On Valentine’s Day, Meg gave her husband Peter his favorite candy, tickets to an upcoming hockey game, and, later at night, she wrapped herself in a special outfit
purchased for just that occasion.
Peter got her a card.
At the grocery store.
He didn’t add anything to it, either. He just signed it, “Peter.”
The next day, Meg told Peter that she felt a little taken for granted. Apparently, Peter had misunderstood her intent, because when they celebrated their anniversary two months later, Peter didn’t get Meg anything.
Meg kept waiting throughout the day, wondering when Peter would bring out the present—but the present never came. Since she had given Peter her present—some expensive fishing lures—she knew Peter remembered the anniversary. So as they got ready for bed, Meg waited in anticipation, but Peter slipped in beside her and promptly went to sleep.
Meg fretted all the next day until Peter came home from work. “How could you not get me anything for our anniversary,” she asked, “especially after our conversation about Valentine’s Day?”
“Well, I thought about getting you something, but it didn’t work out,” he replied. “And then I knew not to get you a card because you said you didn’t like that last time.”
“It’s not that I didn’t like the card. It’s that the card alone seemed a little sparse. But even that is better than nothing…”
Several months later, Meg had a birthday. This time, Peter got her a present—a kitchen tool set. Several weeks before, Meg had asked to borrow Peter’s tape measure
and screwdriver. Peter figured that Meg should have her own small set of “kitchen tools” so that she didn’t have to borrow his.
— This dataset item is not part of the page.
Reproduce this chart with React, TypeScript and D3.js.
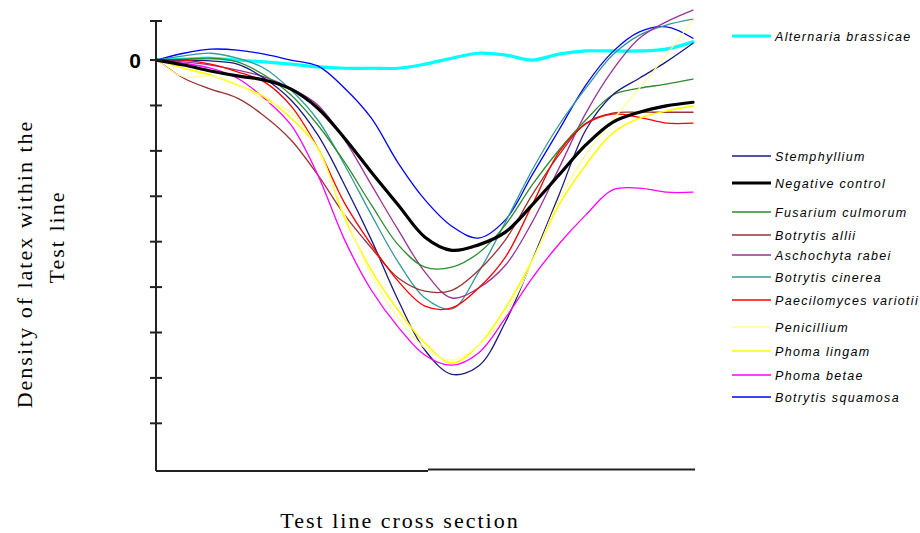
import React from "react";
import * as d3 from "d3";

// Positions across the test line (0 = left edge, 100 = right edge)
const positions = [0, 5, 10, 15, 20, 25, 30, 35, 40, 45, 50, 55, 60, 65, 70, 75, 80, 85, 90, 95, 100];

const alternariaBrassicae = [0, 0.02, 0.04, 0, -0.04, -0.09, -0.15, -0.18, -0.18, -0.18, -0.09, 0.04, 0.15, 0.11, 0, 0.13, 0.2, 0.2, 0.2, 0.24, 0.4];
const stemphyllium = [0, 0, -0.02, -0.09, -0.4, -0.88, -1.65, -2.75, -3.96, -5.29, -6.39, -6.92, -6.74, -5.77, -4.41, -2.97, -1.54, -0.77, -0.4, -0.04, 0.37];
const negativeControl = [0, -0.11, -0.24, -0.35, -0.44, -0.64, -1.06, -1.72, -2.47, -3.19, -3.9, -4.19, -4.07, -3.79, -3.19, -2.53, -1.87, -1.37, -1.15, -1.01, -0.93];
const fusariumCulmorum = [0, 0.02, 0.04, -0.04, -0.33, -0.77, -1.43, -2.25, -3.19, -4.07, -4.56, -4.56, -4.25, -3.63, -2.75, -1.98, -1.32, -0.77, -0.62, -0.53, -0.42];
const botrytisAllii = [0, -0.4, -0.64, -0.84, -1.23, -1.76, -2.53, -3.41, -4.14, -4.8, -5.09, -5.07, -4.63, -3.96, -2.97, -2.09, -1.39, -1.17, -1.15, -1.15, -1.15];
const aschochytaRabei = [0, -0.04, -0.11, -0.22, -0.37, -0.62, -0.99, -1.76, -2.75, -3.74, -4.67, -5.24, -5.02, -4.52, -3.57, -2.38, -1.17, -0.22, 0.48, 0.84, 1.1];
const botrytisCinerea = [0, 0.09, 0.15, 0.04, -0.18, -0.66, -1.32, -2.31, -3.41, -4.45, -5.24, -5.48, -4.67, -3.57, -2.42, -1.43, -0.62, 0.11, 0.55, 0.77, 0.9];
const paecilomycesVariotii = [0, 0, -0.09, -0.26, -0.48, -1.01, -1.94, -3.15, -4.07, -4.87, -5.42, -5.46, -5.02, -4.34, -3.19, -2.03, -1.41, -1.19, -1.26, -1.39, -1.39];
const penicillium = [0, -0.37, -0.35, -0.53, -0.88, -1.15, -1.98, -3.41, -4.74, -5.68, -6.34, -6.61, -6.28, -5.62, -4.45, -3.08, -2.09, -1.32, -0.62, 0.11, 0.88];
const phomaLingam = [0, -0.18, -0.33, -0.55, -0.81, -1.28, -1.94, -3.48, -4.63, -5.51, -6.23, -6.67, -6.28, -5.46, -4.41, -3.19, -2.31, -1.61, -1.28, -1.12, -1.01];
const phomaBetae = [0, -0.07, -0.18, -0.4, -0.84, -1.43, -2.53, -3.96, -5.07, -5.88, -6.5, -6.72, -6.45, -5.68, -4.8, -4.05, -3.41, -2.86, -2.82, -2.91, -2.91];
const botrytisSquamosa = [0, 0.15, 0.24, 0.22, 0.13, 0, -0.13, -0.62, -1.28, -2.27, -3.08, -3.66, -3.92, -3.52, -2.53, -1.54, -0.55, 0.18, 0.62, 0.73, 0.48];

const yTickValues = [0.86, 0, -1, -2, -3, -4, -5, -6, -7, -8];

type Series = { name: string; values: number[]; color: string; width: number; legendY: number };

const series: Series[] = [
  { name: "Botrytis squamosa", values: botrytisSquamosa, color: "#0000ff", width: 1.3, legendY: 397 },
  { name: "Phoma betae", values: phomaBetae, color: "#ff00ff", width: 1.3, legendY: 375 },
  { name: "Phoma lingam", values: phomaLingam, color: "#ffff00", width: 1.6, legendY: 351 },
  { name: "Penicillium", values: penicillium, color: "#ffff99", width: 1.2, legendY: 327 },
  { name: "Paecilomyces variotii", values: paecilomycesVariotii, color: "#ff0000", width: 1.3, legendY: 300 },
  { name: "Botrytis cinerea", values: botrytisCinerea, color: "#339999", width: 1.3, legendY: 277 },
  { name: "Aschochyta rabei", values: aschochytaRabei, color: "#993399", width: 1.3, legendY: 255 },
  { name: "Botrytis allii", values: botrytisAllii, color: "#993333", width: 1.3, legendY: 235 },
  { name: "Fusarium culmorum", values: fusariumCulmorum, color: "#2e8b2e", width: 1.3, legendY: 212 },
  { name: "Negative control", values: negativeControl, color: "#000000", width: 3.2, legendY: 183 },
  { name: "Stemphyllium", values: stemphyllium, color: "#1a1a80", width: 1.3, legendY: 156 },
  { name: "Alternaria brassicae", values: alternariaBrassicae, color: "#00ffff", width: 3.2, legendY: 36 },
];

const drawOrder = [
  "Alternaria brassicae",
  "Botrytis squamosa",
  "Botrytis cinerea",
  "Aschochyta rabei",
  "Fusarium culmorum",
  "Stemphyllium",
  "Botrytis allii",
  "Paecilomyces variotii",
  "Phoma betae",
  "Phoma lingam",
  "Penicillium",
  "Negative control",
];

export default function App() {
  const W = 920;
  const H = 533;
  const x = d3.scaleLinear().domain([0, 100]).range([157, 693]);
  const y = d3.scaleLinear().domain([-9.05, 0.86]).range([471, 21]);

  const line = d3
    .line<[number, number]>()
    .x((d) => x(d[0]))
    .y((d) => y(d[1]))
    .curve(d3.curveCatmullRom.alpha(0.5));

  const axisX = 156;
  const bottom = y(-9.05);
  const top = y(0.86);
  const byName = new Map(series.map((s) => [s.name, s]));

  const legendFont = "Arial, 'Liberation Sans', sans-serif";
  const serif = "'Times New Roman', 'Liberation Serif', serif";

  return (
    <svg
      width={W}
      height={H}
      viewBox={`0 0 ${W} ${H}`}
      style={{ position: "absolute", left: 0, top: 0, background: "#fff" }}
    >
      <rect x={0} y={0} width={W} height={H} fill="#fff" />

      {/* curves */}
      <g fill="none" strokeLinejoin="round" strokeLinecap="round">
        {drawOrder.map((n) => {
          const s = byName.get(n)!;
          const pts = positions.map((p, i) => [p, s.values[i]] as [number, number]);
          return <path key={n} d={line(pts) ?? ""} stroke={s.color} strokeWidth={s.width} />;
        })}
      </g>

      {/* axes */}
      <g stroke="#222" strokeWidth={2} fill="none">
        <line x1={axisX} y1={top} x2={axisX} y2={bottom} />
        <line x1={axisX} y1={bottom} x2={x(50) + 3} y2={bottom} />
        <line x1={x(50) + 3} y1={bottom - 1.5} x2={x(100) + 2} y2={bottom - 1.5} />
        {yTickValues.map((v) => (
          <line key={v} x1={axisX - 6} x2={axisX + 6} y1={y(v)} y2={y(v)} />
        ))}
      </g>

      <text
        x={141}
        y={y(0) + 7.5}
        textAnchor="end"
        fontFamily="Arial, 'Liberation Sans', sans-serif"
        fontWeight="bold"
        fontSize={21}
        fill="#000"
      >
        0
      </text>

      {/* axis titles */}
      <text
        x={400}
        y={528}
        textAnchor="middle"
        fontFamily={serif}
        fontSize={22}
        letterSpacing={2}
        fill="#000"
      >
        Test line cross section
      </text>
      <text
        transform="translate(32,264) rotate(-90)"
        textAnchor="middle"
        fontFamily={serif}
        fontSize={22}
        letterSpacing={2}
        fill="#000"
      >
        Density of latex within the
      </text>
      <text
        transform="translate(64,237) rotate(-90)"
        textAnchor="middle"
        fontFamily={serif}
        fontSize={22}
        letterSpacing={2}
        fill="#000"
      >
        Test line
      </text>

      {/* legend */}
      <g>
        {series.map((s) => (
          <g key={s.name}>
            <line
              x1={732}
              x2={771}
              y1={s.legendY}
              y2={s.legendY}
              stroke={s.color}
              strokeWidth={s.width >= 3 ? 3 : 1.5}
            />
            <text
              x={775}
              y={s.legendY + 4.5}
              fontFamily={legendFont}
              fontStyle="italic"
              fontSize={12.5}
              letterSpacing={1.3}
              fill="#000"
            >
              {s.name}
            </text>
          </g>
        ))}
      </g>
    </svg>
  );
}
Meg recounted all this, then explained how she'd tried to get her husband to read several “how-to” books on loving your spouse, but he’d read the first few pages, lose interest,
and never pick up the book again.
“I’ve realized, this is never going to change,” she confessed. “But I love him anyway.”
Meg's last statement, “But I love him anyway,” is one of the most profound theological statements on marriage I’ve ever heard. Most of us base love on “because,” not on
“anyway.” I love you because you’re good to me. I’ll love you because you’re kind, because you’re considerate, because you keep the romance alive.
But in Luke 6:32-36 (NIV), Jesus says we shouldn’t love because, but anyway.
If you love those who love you, what credit is that to you? Even sinners love those who love them. And if you do good to those who are good to you, what credit is that to you? Even sinners do that. And if you lend to those from whom you expect repayment, what credit is that to you? Even sinners lend to sinners, expecting to be repaid in full. But love your enemies, do good to them, and lend to them without expecting to get anything back. Then your reward will be great, and you will be sons of the Most High, because he is kind to the ungrateful and wicked. Be merciful, just as your Father is merciful.
If we love someone because they give back to us or are kind to us, we’re acting no better than anyone else would. In essence, Jesus is saying, “You don’t need the Holy Spirit to love a man who remembers every anniversary—not just the anniversary of your marriage, but the anniversary of your first date and your first kiss. Any woman could love a man like that. And if you love a husband who is kind and good to you—who lavishes you with gifts, who goes out of his way to get you time off, and who is physically affectionate even when he doesn’t want sex in return—well, you’re doing what any woman would do. There’s no special credit in that!
“But if you love a man who disappoints you, who may forget an anniversary, who can be a little self-absorbed— now you’re loving ‘anyway,’ and that’s what I call my followers to do. In doing that, you’re following the model of the Heavenly Father who loves the ungrateful and the wicked, and He promises to richly reward you.”
Please don’t misunderstand me: I wish Peter would enter counseling or at least read a book to become a more thoughtful husband. Meg’s frustration is understandable, and her expectations are legitimate. But the message behind Sacred Marriage is that God can use any kind of marriage to teach us valuable spiritual lessons, including learning how to apply some of Jesus’ most painful teachings.
Will you love only “because”? Or are you willing to love “anyway”? Will you love a man who doesn’t appreciate your sacrifice? Will you love a husband who takes you for granted?
Out of reverence for God, and trusting in His reward (instead of your husband’s verbal thanks), will you love a spouse who isn’t nearly as kind to you as you are to him?
Most marriages today are based on “because” love. But Christians are called to “anyway” love. That’s what makes us different. That’s what gives glory to God. That’s what helps us appreciate God’s love for us, because God loves us “anyway.” He loved us when we rebelled against him. He continues to love us when we continue to sin against him. He gives so much—and we take him for granted. He is eager to meet with us, and we get too busy to slow down and notice him. He is good to us, and we accuse him mercilessly when every little thing doesn’t go just the way we planned it.
But God loves us anyway. To love anyway is to love like God and to learn about God’s love for us.
That’s love, Jesus style.
Even a frustrating marriage can teach us to love like that.